As stated, the first authentic knowledge we have of an actual machine for adding is extant in models made by Pascal in 1642, which were all multiple-order machines, and the same in general as that shown in the [illustration, page 10].

Calculating machines in use abroad for centuries

History shows that Europe and other foreign countries have been using calculating machines for centuries. Like that of Pascal’s, they were all multiple-order machines, and, although not key-driven, they were capable of adding a number of columns or items of six to eight places at once without the extra manipulation described as necessary with single-order digit adding machines. A number of such machines were made in the United States prior to the first practical multiple-order key-driven calculator.

First key-driven machines no improvement to the Art

This fact and the fact that the only operative key-driven machines made prior to 1887 were single-digit adders are significant proof that the backward step from such multiple-order machines to a single-order key-driven machine was from the lack of some unknown mechanical functions that would make a multiple-order key-driven calculator possible. There was a reason, and a good one, that kept the inventors of these single-order key-driven machines from turning their invention into a multiple-order key-driven machine.
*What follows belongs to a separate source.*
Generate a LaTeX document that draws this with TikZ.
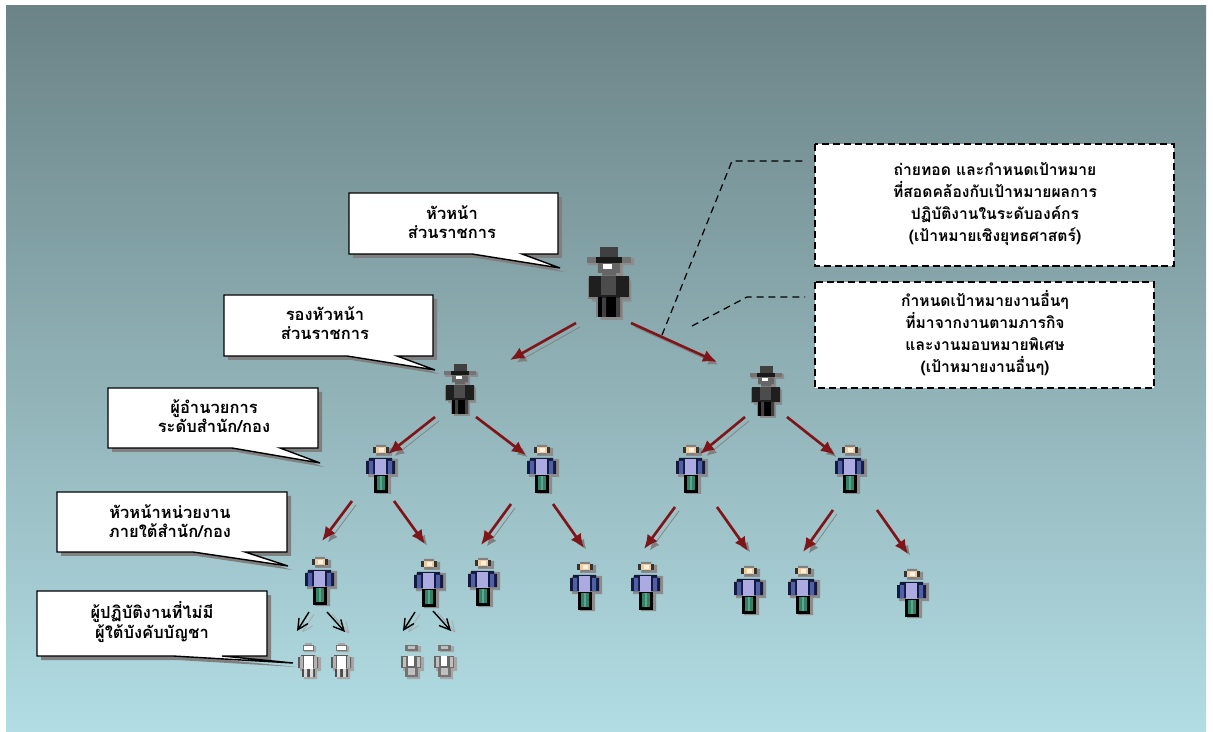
\documentclass[tikz,border=0pt]{standalone}
\usepackage{fontspec}
\newfontfamily\thaifont[Script=Thai]{Loma}
\usetikzlibrary{arrows.meta}
\definecolor{skytop}{HTML}{6B8386}
\definecolor{skybot}{HTML}{B2DDE4}
\definecolor{darkred}{HTML}{7F1519}
\definecolor{shirt}{HTML}{5060A8}
\definecolor{shirtlt}{HTML}{ABABE2}
\definecolor{navy}{HTML}{141A3C}
\definecolor{trouser}{HTML}{2F8468}
\definecolor{skin}{HTML}{EFCD9C}
\tikzset{
  redarrow/.style={draw=darkred, line width=1.5pt, -{Latex[length=8pt,width=7pt]},
    preaction={draw=black!50, transform canvas={shift={(4,4)}}}},
  blackarrow/.style={draw=black, line width=0.8pt, -{Straight Barb[length=6pt,width=6pt]},
    preaction={draw=black!35, transform canvas={shift={(5,2)}}}},
  leader/.style={draw=black, line width=0.7pt, dash pattern=on 4pt off 2.8pt},
  talkline/.style={draw=black, fill=white, line width=0.8pt, line join=miter},
  talkshadow/.style={fill=black!50},
  goalbox/.style={draw=black, fill=white, line width=0.8pt, dash pattern=on 4pt off 2.2pt},
  goaltext/.style={font=\thaifont\bfseries\fontsize{8.9}{12.6}\selectfont, align=center, inner sep=0pt},
  talktext/.style={font=\thaifont\bfseries\fontsize{9.4}{11.2}\selectfont, align=center, inner sep=0pt},
  pics/hatman/.style={code={
    \fill[black!45] (-12,-1) rectangle (16,14) (-6,14) rectangle (10,27) (-5,-12) rectangle (10,-4) (-15,-17) rectangle (18,-12);
    \fill[black!55] (-16,-18) rectangle (16,-13.5);
    \fill[black!90] (-9,-18) rectangle (9,-13.5);
    \fill[black!75] (-6.5,-25) rectangle (6.5,-18);
    \fill[black!60] (-8,-13.5) rectangle (8,-6.5) (-5,-6.5) rectangle (5,-4.5);
    \fill[white] (-4,-12.5) rectangle (2,-9.5);
    \fill[black!50] (-15,-3) rectangle (15,12);
    \fill[black!88] (-14,-4) rectangle (14,11);
    \fill[black!70] (-6,-4) rectangle (5,9);
    \fill[black!50] (-9,11) rectangle (9,25);
    \fill[black] (-8,11) rectangle (8,25);
    \fill[black!75] (-5,11) rectangle (-2,25) (5,11) rectangle (8,25);
  }},
  pics/staffman/.style={code={
    \fill[black!45] (-12,-9) rectangle (18,9) (-4,9) rectangle (11,26) (-4,-20) rectangle (12,-12);
    \fill[black!80] (-7,-21) rectangle (9,-15);
    \fill[black!50] (-4,-23) rectangle (6,-21) (-3,-15) rectangle (5,-13);
    \fill[skin] (-4,-21) rectangle (6,-15);
    \fill[white!70!skin] (-1,-20) rectangle (4,-16);
    \fill[navy] (-14,-7) rectangle (15,6) (-11,-10) rectangle (12,-7);
    \fill[shirt] (-11,-7) rectangle (-7,6) (8,-7) rectangle (12,6);
    \fill[shirtlt] (-5,-9) rectangle (6,7);
    \fill[black] (-6,7) rectangle (8,25);
    \fill[trouser] (-3,8) rectangle (5,22);
    \fill[trouser!75!white] (0,8) rectangle (2,22);
  }},
  pics/clerkman/.style={code={
    \fill[black!35] (-8,-3) rectangle (13,11) (-4,11) rectangle (9,19) (-4,-14) rectangle (8,-8);
    \fill[black!55] (-5,-15) rectangle (6,-9);
    \fill[black!35] (-3,-17) rectangle (4,-15);
    \fill[white] (-4,-14) rectangle (5,-10);
    \fill[black!65] (-10,-3) rectangle (10,8) (-7,-5) rectangle (7,-3);
    \fill[white] (-4,-4) rectangle (5,9);
    \fill[black!30] (-8,-4) rectangle (-5,8) (6,-4) rectangle (9,8);
    \fill[black!70] (-6,9) rectangle (7,17);
    \fill[white!85!black] (-4,9) rectangle (-1,17) (2,9) rectangle (5,17);
  }},
  pics/greyclerk/.style={code={
    \fill[black!35] (-8,-3) rectangle (13,11) (-4,11) rectangle (9,19) (-4,-14) rectangle (10,-8);
    \fill[black!55] (-6,-15) rectangle (7,-9);
    \fill[black!25] (-3,-14) rectangle (4,-11);
    \fill[black!60] (-10,-4) rectangle (10,8);
    \fill[black!25] (-8,-3) rectangle (-5,7) (6,-3) rectangle (9,7);
    \fill[white] (-3,-4) rectangle (3,6);
    \fill[black!55] (-6,8) rectangle (7,17);
    \fill[black!25] (-3,8) rectangle (4,15);
  }},
}
\newcommand{\talkshape}[8]{
  \fill[talkshadow, shift={(4,4)}] (#1,#2) -- (#3,#2) -- (#3,#4) -- (#6,#4) -- (#7,#8) -- (#5,#4) -- (#1,#4) -- cycle;
  \draw[talkline] (#1,#2) -- (#3,#2) -- (#3,#4) -- (#6,#4) -- (#7,#8) -- (#5,#4) -- (#1,#4) -- cycle;
}
\begin{document}
\begin{tikzpicture}[x=0.02cm, y=-0.02cm]
  \useasboundingbox (0,0) rectangle (1213,732);
  \fill[top color=skytop, bottom color=skybot] (6,6) rectangle (1206,732);

  % callouts on the left
  \talkshape{349}{193}{558}{254}{472}{522}{560}{268}
  \node[talktext] (chief) at (452,222) {หัวหน้า\\ส่วนราชการ};
  \talkshape{224}{295}{433}{356}{347}{397}{435}{370}
  \node[talktext] (deputy) at (325,323) {รองหัวหน้า\\ส่วนราชการ};
  \talkshape{108}{388}{318}{448}{232}{280}{320}{463}
  \node[talktext] (director) at (214,416) {ผู้อำนวยการ\\ระดับสำนัก/กอง};
  \talkshape{57}{492}{287}{552}{193}{245}{288}{566}
  \node[talktext] (unithead) at (170,521) {หัวหน้าหน่วยงาน\\ภายใต้สำนัก/กอง};
  \talkshape{37}{591}{267}{656}{173}{222}{293}{663}
  \node[talktext] (worker) at (152,622) {ผู้ปฏิบัติงานที่ไม่มี\\ผู้ใต้บังคับบัญชา};

  % goal boxes
  \draw[goalbox] (815,144) rectangle (1174,266);
  \node[goaltext] (goalA) at (995,204) {ถ่ายทอด และกำหนดเป้าหมาย\\ที่สอดคล้องกับเป้าหมายผลการ\\ปฏิบัติงานในระดับองค์กร\\(เป้าหมายเชิงยุทธศาสตร์)};
  \draw[goalbox] (815,282) rectangle (1154,388);
  \node[goaltext] (goalB) at (985,333) {กำหนดเป้าหมายงานอื่นๆ\\ที่มาจากงานตามภารกิจ\\และงานมอบหมายพิเศษ\\(เป้าหมายงานอื่นๆ)};

  \coordinate (leadA) at (662,335);
  \coordinate (bendA) at (732,161);
  \coordinate (endA) at (805,161);
  \coordinate (leadB) at (692,326);
  \coordinate (bendB) at (747,297);
  \coordinate (endB) at (805,297);
  \draw[leader] (leadA) -- (bendA) -- (endA);
  \draw[leader] (leadB) -- (bendB) -- (endB);

  % people
  \pic[scale=1.4] at (609,282) {hatman};
  \pic at (460,389) {hatman};
  \pic at (766,391) {hatman};
  \pic at (380,468) {staffman};
  \pic at (541,468) {staffman};
  \pic at (690,468) {staffman};
  \pic at (849,468) {staffman};
  \pic at (319,580) {staffman};
  \pic at (428,582) {staffman};
  \pic at (482,581) {staffman};
  \pic at (584,585) {staffman};
  \pic at (645,585) {staffman};
  \pic at (748,589) {staffman};
  \pic at (802,589) {staffman};
  \pic at (911,592) {staffman};
  \pic at (308,660) {clerkman};
  \pic at (341,660) {clerkman};
  \pic at (411,660) {greyclerk};
  \pic at (444,660) {greyclerk};

  % arrows
  \coordinate (a1) at (576,323); \coordinate (b1) at (510,360);
  \coordinate (a2) at (631,323); \coordinate (b2) at (717,362);
  \coordinate (a3) at (435,417); \coordinate (b3) at (388,454);
  \coordinate (a4) at (476,417); \coordinate (b4) at (526,455);
  \coordinate (a5) at (745,417); \coordinate (b5) at (700,454);
  \coordinate (a6) at (787,417); \coordinate (b6) at (835,455);
  \coordinate (a7) at (352,501); \coordinate (b7) at (322,541);
  \coordinate (a8) at (394,501); \coordinate (b8) at (425,544);
  \coordinate (a9) at (511,504); \coordinate (b9) at (481,545);
  \coordinate (a10) at (553,504); \coordinate (b10) at (584,548);
  \coordinate (a11) at (675,507); \coordinate (b11) at (644,549);
  \coordinate (a12) at (717,507); \coordinate (b12) at (748,551);
  \coordinate (a13) at (833,510); \coordinate (b13) at (803,552);
  \coordinate (a14) at (877,510); \coordinate (b14) at (908,554);
  \draw[redarrow] (a1) -- (b1);
  \draw[redarrow] (a2) -- (b2);
  \draw[redarrow] (a3) -- (b3);
  \draw[redarrow] (a4) -- (b4);
  \draw[redarrow] (a5) -- (b5);
  \draw[redarrow] (a6) -- (b6);
  \draw[redarrow] (a7) -- (b7);
  \draw[redarrow] (a8) -- (b8);
  \draw[redarrow] (a9) -- (b9);
  \draw[redarrow] (a10) -- (b10);
  \draw[redarrow] (a11) -- (b11);
  \draw[redarrow] (a12) -- (b12);
  \draw[redarrow] (a13) -- (b13);
  \draw[redarrow] (a14) -- (b14);
  \coordinate (c1) at (309,612); \coordinate (d1) at (297,631);
  \coordinate (c2) at (327,612); \coordinate (d2) at (345,632);
  \coordinate (c3) at (415,612); \coordinate (d3) at (403,631);
  \coordinate (c4) at (433,611); \coordinate (d4) at (451,631);
  \draw[blackarrow] (c1) -- (d1);
  \draw[blackarrow] (c2) -- (d2);
  \draw[blackarrow] (c3) -- (d3);
  \draw[blackarrow] (c4) -- (d4);
\end{tikzpicture}
\end{document}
It is folly to think that all these inventors never had the thought or wish to produce such a machine. It is more reasonable to believe there was not one of them who did not have the wish and who did not give deep thought to the subject. There is every reason to believe that some of them tried it, but there is no doubt that if they did it was a failure, or there would be evidence of it in some form.

The Hill Machine

The U. S. Patent Office records show that one ambitious inventor, Thomas Hill, in 1857 secured a patent on a multiple-order key-driven calculating machine ([see illustration]), which he claimed as a new and useful invention. The Hill patent, however, was the only one of that class issued, until the first really operative modern machine was made thirty years later, and affords a fine example by which the features that were lacking in the make-up of a really operative machine of this type may be brought out.